TASK DESCRIPTION:
Only the lines from the start of the data through the line containing "-- ([yshift=-4pt]t1.base east);" should be written out, exactly as they are, with both ends included and the pictures left out.

* begin DATASET SECTION *

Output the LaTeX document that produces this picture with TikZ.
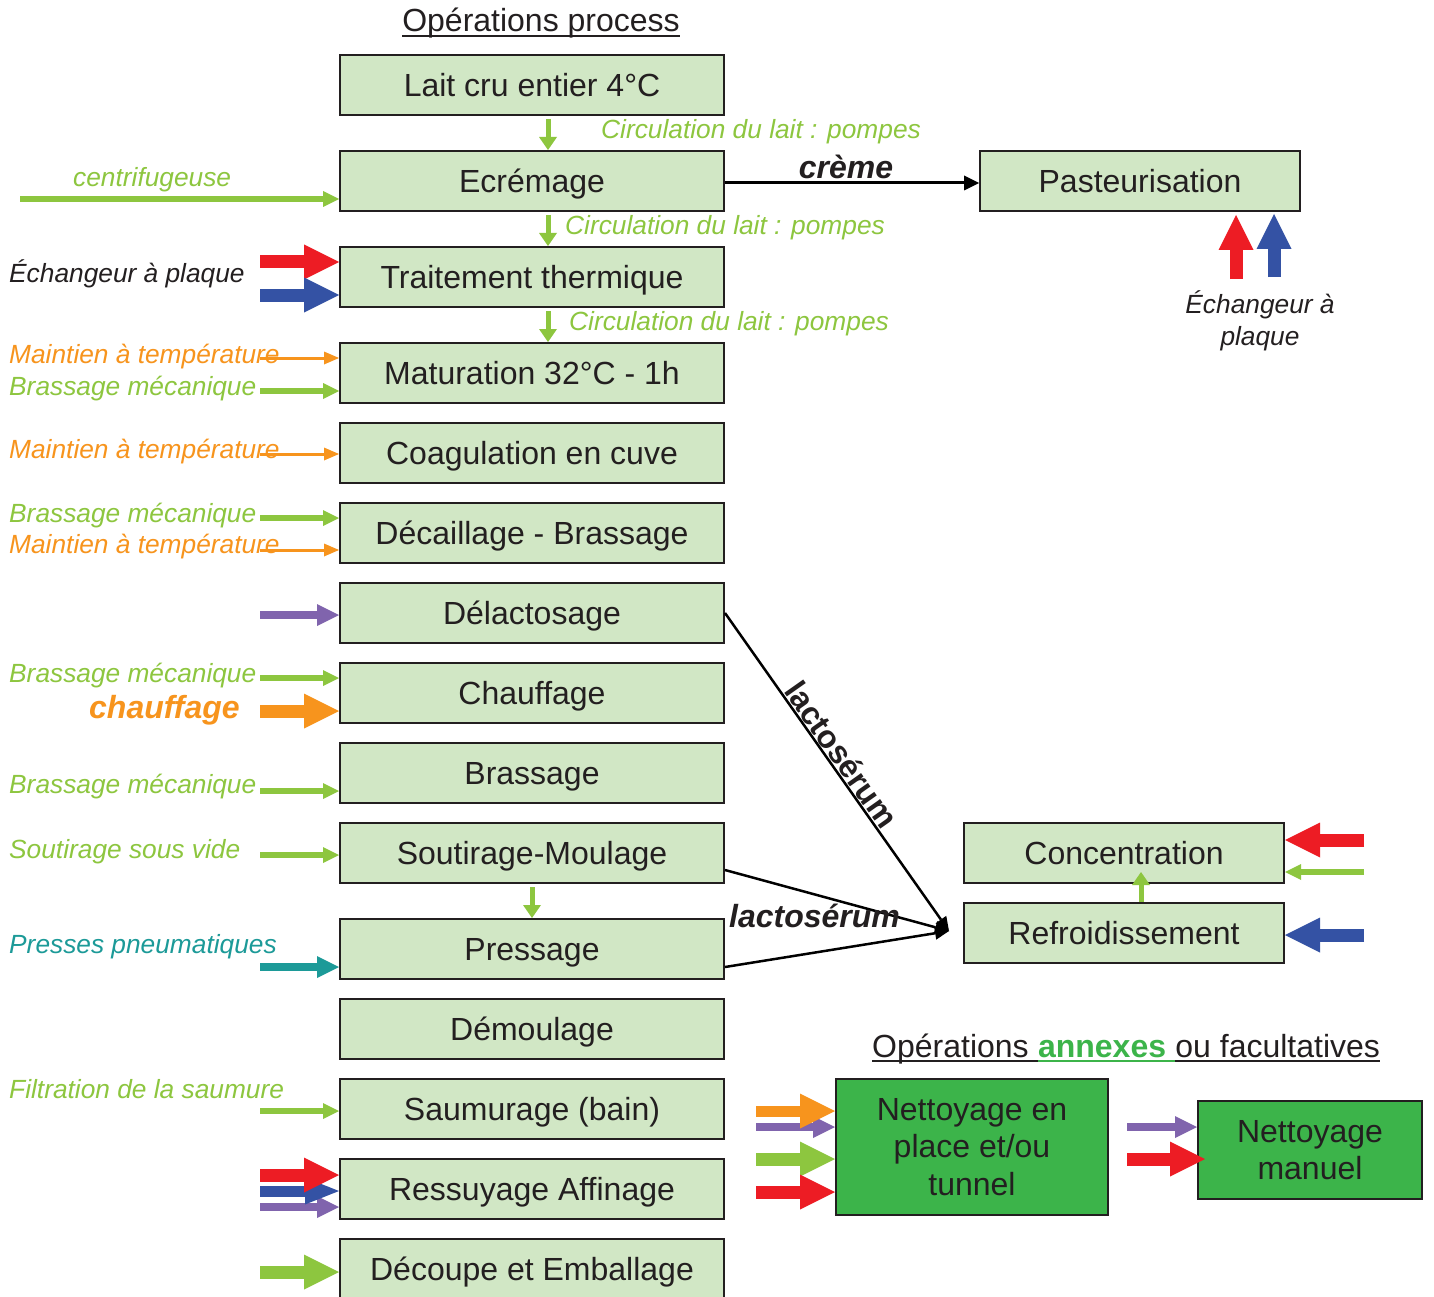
\documentclass[tikz,border=0pt]{standalone}
\usepackage{fontspec}
\setmainfont{Liberation Sans}
\usetikzlibrary{arrows.meta,calc}

\definecolor{ink}{HTML}{231F20}
\definecolor{boxfill}{HTML}{D1E7C5}
\definecolor{dgreen}{HTML}{3CB44A}
\definecolor{lgreen}{HTML}{8DC63F}
\definecolor{hred}{HTML}{ED1C24}
\definecolor{hblue}{HTML}{3452A4}
\definecolor{horange}{HTML}{F7941D}
\definecolor{hpurple}{HTML}{8064AD}
\definecolor{hteal}{HTML}{1C9A98}

\newcommand{\bxfont}{\fontsize{32}{38}\selectfont}
\newcommand{\nbfont}{\fontsize{32}{37.5}\selectfont}
\newcommand{\lblfont}{\fontsize{26.3}{32}\selectfont\itshape}

\tikzset{
  stepbox/.style={draw=ink, line width=2pt, fill=boxfill, minimum width=384pt,
    minimum height=60pt, inner sep=0pt, text height=23pt, text depth=0pt,
    font=\bxfont, text=ink},
  sidebox/.style={stepbox, minimum width=320pt},
  annexbox/.style={draw=ink, line width=2pt, fill=dgreen, inner sep=0pt,
    align=center, font=\nbfont, text=ink},
  lbl/.style={font=\lblfont, inner sep=0pt, anchor=base west},
  ttl/.style={font=\bxfont, inner sep=0pt, anchor=base west, text=ink},
  blk/.style n args={3}{line width=#1,
    -{Triangle[length=#3, width=#2, line width=0pt]}},
  fat/.style={blk={13pt}{35pt}{35pt}},
  fatn/.style={blk={11pt}{35pt}{35pt}},
  fatb/.style={blk={11pt}{27pt}{34pt}},
  med/.style={blk={6pt}{16pt}{16pt}},
  thn/.style={blk={3pt}{13pt}{15pt}},
  pur/.style={blk={8pt}{22pt}{22pt}},
  circ/.style={blk={5pt}{18pt}{13pt}, lgreen},
  cream/.style={draw=black, line width=3pt,
    -{Triangle[length=15pt, width=15pt, line width=0pt]}},
  lac/.style={draw=black, line width=2.5pt,
    -{Triangle[length=14pt, width=13pt, line width=0pt]}},
}

\begin{document}
\begin{tikzpicture}[x=1pt, y=-1pt]
\useasboundingbox (0,0) rectangle (1434,1297);
\fill[white] (0,0) rectangle (1434,1297);

% process column title
\node[ttl, anchor=base] (t1) at (541,32) {Opérations process};
\draw[ink, line width=2pt] ([yshift=-4pt]t1.base west) -- ([yshift=-4pt]t1.base east);

% process steps
\node[stepbox] (b1)  at (532,85)   {Lait cru entier 4°C};
\node[stepbox] (b2)  at (532,181)  {Ecrémage};
\node[stepbox] (b3)  at (532,277)  {Traitement thermique};
\node[stepbox] (b4)  at (532,373)  {Maturation 32°C - 1h};
\node[stepbox] (b5)  at (532,453)  {Coagulation en cuve};
\node[stepbox] (b6)  at (532,533)  {Décaillage - Brassage};
\node[stepbox] (b7)  at (532,613)  {Délactosage};
\node[stepbox] (b8)  at (532,693)  {Chauffage};
\node[stepbox] (b9)  at (532,773)  {Brassage};
\node[stepbox] (b10) at (532,853)  {Soutirage-Moulage};
\node[stepbox] (b11) at (532,949)  {Pressage};
\node[stepbox] (b12) at (532,1029) {Démoulage};
\node[stepbox] (b13) at (532,1109) {Saumurage (bain)};
\node[stepbox] (b14) at (532,1189) {Ressuyage Affinage};
\node[stepbox] (b15) at (532,1269) {Découpe et Emballage};

% side processes
\node[sidebox] (past) at (1140,181) {Pasteurisation};
\node[sidebox] (conc) at (1124,853) {Concentration};
\node[sidebox] (refr) at (1124,933) {Refroidissement};

% milk circulation
\coordinate (cx1) at (548,0);
\draw[circ] ([yshift=-3pt]b1.south -| cx1) -- (b2.north -| cx1);
\draw[circ] ([yshift=-3pt]b2.south -| cx1) -- (b3.north -| cx1);
\draw[circ] ([yshift=-3pt]b3.south -| cx1) -- (b4.north -| cx1);
\draw[circ] ([yshift=-3pt]b10.south) -- (b11.north);
\node[lbl, text=lgreen] (c1) at (601,139) {Circulation du lait : pompes};
\node[lbl, text=lgreen] (c2) at (565,235) {Circulation du lait : pompes};
\node[lbl, text=lgreen] (c3) at (569,330) {Circulation du lait : pompes};

% cream to pasteurisation
\draw[cream] ([yshift=-2pt]b2.east) -- ([yshift=-2pt]past.west);
\node[font=\bxfont\bfseries\itshape, text=ink, inner sep=0pt, anchor=base] (lcr) at (846,179) {crème};
\coordinate (pr) at (1236,279);
\coordinate (pb) at (1274,277);
\draw[fat, hred]  (pr) -- ([yshift=-3pt]past.south -| pr);
\draw[fat, hblue] (pb) -- ([yshift=-2pt]past.south -| pb);
\node[font=\lblfont, text=ink, align=center, inner sep=0pt, anchor=north] (lech2) at (1260,290) {Échangeur à\\plaque};

% inputs on the left
\coordinate (a1) at (20,199);
\draw[med, lgreen] (a1) -- (a1 -| b2.west);
\node[lbl, text=lgreen] (l1) at (73,187) {centrifugeuse};

\coordinate (a2) at (260,262);
\coordinate (a3) at (260,295);
\draw[fat, hred]  (a2) -- (a2 -| b3.west);
\draw[fat, hblue] (a3) -- (a3 -| b3.west);
\node[lbl, text=ink] (l2) at (9,283) {Échangeur à plaque};

\node[lbl, text=horange] (l3) at (9,363) {Maintien à température};
\node[lbl, text=lgreen] (l4) at (9,395) {Brassage mécanique};
\coordinate (a4) at (260,358);
\coordinate (a5) at (260,391);
\draw[thn, horange] (a4) -- (a4 -| b4.west);
\draw[med, lgreen] (a5) -- (a5 -| b4.west);

\node[lbl, text=horange] (l5) at (9,458) {Maintien à température};
\coordinate (a6) at (260,454);
\draw[thn, horange] (a6) -- (a6 -| b5.west);

\node[lbl, text=lgreen] (l6) at (9,522) {Brassage mécanique};
\node[lbl, text=horange] (l7) at (9,553) {Maintien à température};
\coordinate (a7) at (260,518);
\coordinate (a8) at (260,550);
\draw[med, lgreen] (a7) -- (a7 -| b6.west);
\draw[thn, horange] (a8) -- (a8 -| b6.west);

\coordinate (a9) at (260,615);
\draw[pur, hpurple] (a9) -- (a9 -| b7.west);

\node[lbl, text=lgreen] (l8) at (9,682) {Brassage mécanique};
\node[lbl, font=\bxfont\bfseries\itshape, text=horange] (l9) at (89,718) {chauffage};
\coordinate (a10) at (260,678);
\coordinate (a11) at (260,711);
\draw[med, lgreen] (a10) -- (a10 -| b8.west);
\draw[fat, horange] (a11) -- (a11 -| b8.west);

\node[lbl, text=lgreen] (l10) at (9,793) {Brassage mécanique};
\coordinate (a12) at (260,791);
\draw[med, lgreen] (a12) -- (a12 -| b9.west);

\node[lbl, text=lgreen] (l11) at (9,858) {Soutirage sous vide};
\coordinate (a13) at (260,855);
\draw[med, lgreen] (a13) -- (a13 -| b10.west);

\node[lbl, text=hteal] (l12) at (9,953) {Presses pneumatiques};
\coordinate (a14) at (260,967);
\draw[pur, hteal] (a14) -- (a14 -| b11.west);

\node[lbl, text=lgreen] (l13) at (9,1098) {Filtration de la saumure};
\coordinate (a15) at (260,1111);
\draw[med, lgreen] (a15) -- (a15 -| b13.west);

\coordinate (a16) at (260,1207);
\coordinate (a17) at (260,1191);
\coordinate (a18) at (260,1175);
\draw[pur, hpurple] (a16) -- (a16 -| b14.west);
\draw[fatb, hblue] (a17) -- (a17 -| b14.west);
\draw[fat, hred] (a18) -- (a18 -| b14.west);

\coordinate (a19) at (260,1272);
\draw[fat, lgreen] (a19) -- (a19 -| b15.west);

% whey towards concentration
\coordinate (lj) at (949,931);
\draw[lac] (b7.east) -- node[pos=0.47, sloped, above=1pt, inner sep=0pt,
  font=\bxfont\bfseries, text=ink] (lt1) {lactosérum} (lj);
\draw[lac] ([yshift=-17pt]b10.east) -- (lj);
\draw[lac] ([yshift=-18pt]b11.east) -- (lj);
\node[ttl, font=\bxfont\bfseries\itshape] (lt2) at (729,927) {lactosérum};

% concentration utilities
\coordinate (ccx) at (1141,0);
\draw[circ] (refr.north -| ccx) -- ([yshift=12pt]conc.south -| ccx);
\coordinate (r1) at (1364,840);
\coordinate (r2) at (1364,872);
\coordinate (r3) at (1364,935);
\draw[fat, hred] (r1) -- (r1 -| conc.east);
\draw[med, lgreen] (r2) -- (r2 -| conc.east);
\draw[fat, hblue] (r3) -- (r3 -| refr.east);

% annex operations
\node[ttl] (h1) at (872,1057) {Opérations\kern\fontdimen2\font};
\node[ttl, font=\bxfont\bfseries, text=dgreen] (h2) at (h1.base east) {annexes\kern\fontdimen2\font};
\node[ttl] (h3) at (h2.base east) {ou facultatives};
\draw[ink, line width=2pt] ([yshift=-4pt]h1.base west) -- ([yshift=-4pt]h1.base east);
\draw[dgreen, line width=2pt] ([yshift=-4pt]h2.base west) -- ([yshift=-4pt]h2.base east);
\draw[ink, line width=2pt] ([yshift=-4pt]h3.base west) -- ([yshift=-4pt]h3.base east);

\node[annexbox, minimum width=272pt, minimum height=136pt] (net1) at (972,1147)
  {Nettoyage en\\place et/ou\\tunnel};
\node[annexbox, minimum width=224pt, minimum height=98pt] (net2) at (1310,1150)
  {Nettoyage\\manuel};

\coordinate (n1) at (756,1111);
\coordinate (n2) at (756,1127);
\coordinate (n3) at (756,1159);
\coordinate (n4) at (756,1192);
\draw[pur, hpurple] (n2) -- (n2 -| net1.west);
\draw[fatn, horange] (n1) -- (n1 -| net1.west);
\draw[fat, lgreen] (n3) -- (n3 -| net1.west);
\draw[fat, hred] (n4) -- (n4 -| net1.west);

\coordinate (m1) at (1127,1127);
\coordinate (m2) at (1127,1159);
\draw[pur, hpurple] (m1) -- (m1 -| net2.west);
\draw[fat, hred] (m2) -- ([xshift=8pt]net2.west |- m2);
\end{tikzpicture}
\end{document}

* end DATASET SECTION *

RESULT OF THE EXERCISE:
Output the LaTeX document that produces this picture with TikZ.
\documentclass[tikz,border=0pt]{standalone}
\usepackage{fontspec}
\setmainfont{Liberation Sans}
\usetikzlibrary{arrows.meta,calc}

\definecolor{ink}{HTML}{231F20}
\definecolor{boxfill}{HTML}{D1E7C5}
\definecolor{dgreen}{HTML}{3CB44A}
\definecolor{lgreen}{HTML}{8DC63F}
\definecolor{hred}{HTML}{ED1C24}
\definecolor{hblue}{HTML}{3452A4}
\definecolor{horange}{HTML}{F7941D}
\definecolor{hpurple}{HTML}{8064AD}
\definecolor{hteal}{HTML}{1C9A98}

\newcommand{\bxfont}{\fontsize{32}{38}\selectfont}
\newcommand{\nbfont}{\fontsize{32}{37.5}\selectfont}
\newcommand{\lblfont}{\fontsize{26.3}{32}\selectfont\itshape}

\tikzset{
  stepbox/.style={draw=ink, line width=2pt, fill=boxfill, minimum width=384pt,
    minimum height=60pt, inner sep=0pt, text height=23pt, text depth=0pt,
    font=\bxfont, text=ink},
  sidebox/.style={stepbox, minimum width=320pt},
  annexbox/.style={draw=ink, line width=2pt, fill=dgreen, inner sep=0pt,
    align=center, font=\nbfont, text=ink},
  lbl/.style={font=\lblfont, inner sep=0pt, anchor=base west},
  ttl/.style={font=\bxfont, inner sep=0pt, anchor=base west, text=ink},
  blk/.style n args={3}{line width=#1,
    -{Triangle[length=#3, width=#2, line width=0pt]}},
  fat/.style={blk={13pt}{35pt}{35pt}},
  fatn/.style={blk={11pt}{35pt}{35pt}},
  fatb/.style={blk={11pt}{27pt}{34pt}},
  med/.style={blk={6pt}{16pt}{16pt}},
  thn/.style={blk={3pt}{13pt}{15pt}},
  pur/.style={blk={8pt}{22pt}{22pt}},
  circ/.style={blk={5pt}{18pt}{13pt}, lgreen},
  cream/.style={draw=black, line width=3pt,
    -{Triangle[length=15pt, width=15pt, line width=0pt]}},
  lac/.style={draw=black, line width=2.5pt,
    -{Triangle[length=14pt, width=13pt, line width=0pt]}},
}

\begin{document}
\begin{tikzpicture}[x=1pt, y=-1pt]
\useasboundingbox (0,0) rectangle (1434,1297);
\fill[white] (0,0) rectangle (1434,1297);

% process column title
\node[ttl, anchor=base] (t1) at (541,32) {Opérations process};
\draw[ink, line width=2pt] ([yshift=-4pt]t1.base west) -- ([yshift=-4pt]t1.base east);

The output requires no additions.